На другой день Святополк созвал бояр и киевлян и рассказал им все, что слышал от Давида. На это бояре и киевляне ответили уклончиво: «Тебе, князь, надо беречь свою голову; если Давид сказал правду, то Василька должно наказать; если же сказал неправду, то пусть отвечает перед Богом».
Когда об этом узнало духовенство, то игумены стали прямо просить Святополка за Василька. Святополк заколебался и отвечал им: «Ведь это все Давид». Давид же стал упрашивать выдать ему Василька, чтобы его ослепить. «Если ты этого не сделаешь, – говорил он, – и отпустишь его, то ни тебе не княжить, ни мне». Кончилось тем, что Святополк выдал Василька Давиду.

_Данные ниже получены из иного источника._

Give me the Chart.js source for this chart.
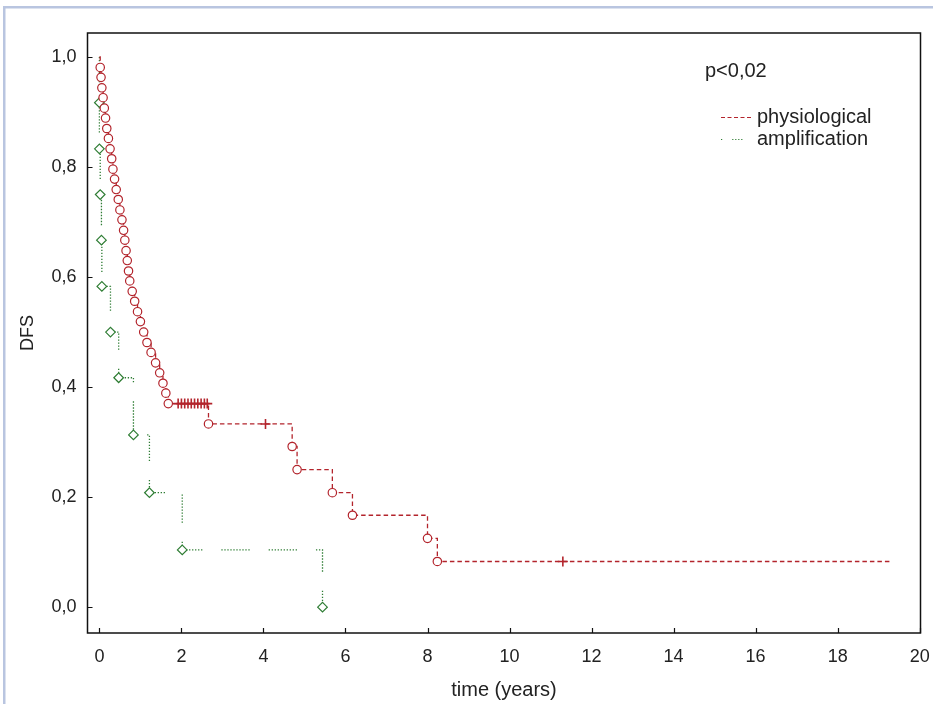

В ту же ночь пленника перевезли из Киева в Белгород на телеге, в оковах, и ввели в маленькую избу, где посадили.
Сидя тут, Василько увидал, что овчарь Святополка, родом торчин, по имени Берендя, точит нож. Он догадался, что его хотят ослепить, заплакал и начал усердно молиться Богу. Затем вошли Сновид Изечевич, конюх Святополков, да Дмитрий, конюх Давидов, разостлали ковер по полу и, схватив Василька, хотели его повалить. Окованный Василько, собравши всю свою богатырскую силу, боролся так крепко, что те вдвоем не могли с ним сладить и позвали себе других слуг, при помощи которых им удалось наконец повалить Василька и связать. Тогда сняли доску с печи, положили ее на грудь лежащего, и по концам ее сели Сновид и Дмитрий, но не могли удержаться – так силен был поваленный и связанный Василько! Сняли с печи еще доску, приложили ее рядом с первой, и еще двое участников этого гнусного дела сели на ее концы. Тогда, наконец, затрещали кости в груди у несчастного Василька.
Торчин Берендя, отточив нож, подошел к связанному и поваленному князю и хотел ударить ему в глаз, но не попал и порезал ему лицо; наконец, вырезал оба глаза, один за другим, и Василько обеспамятел. Его подняли вместе с ковром, положили на телегу как мертвого и повезли во Владимир Волынский; по пути, во Вздвиженске, Сновид с товарищами остановились, сняли с Василька кровавую сорочку и отдали попадье вымыть, а сами сели обедать; попадья, вымывши сорочку, надела ее опять на Василька и стала плакать над ним, как над мертвым.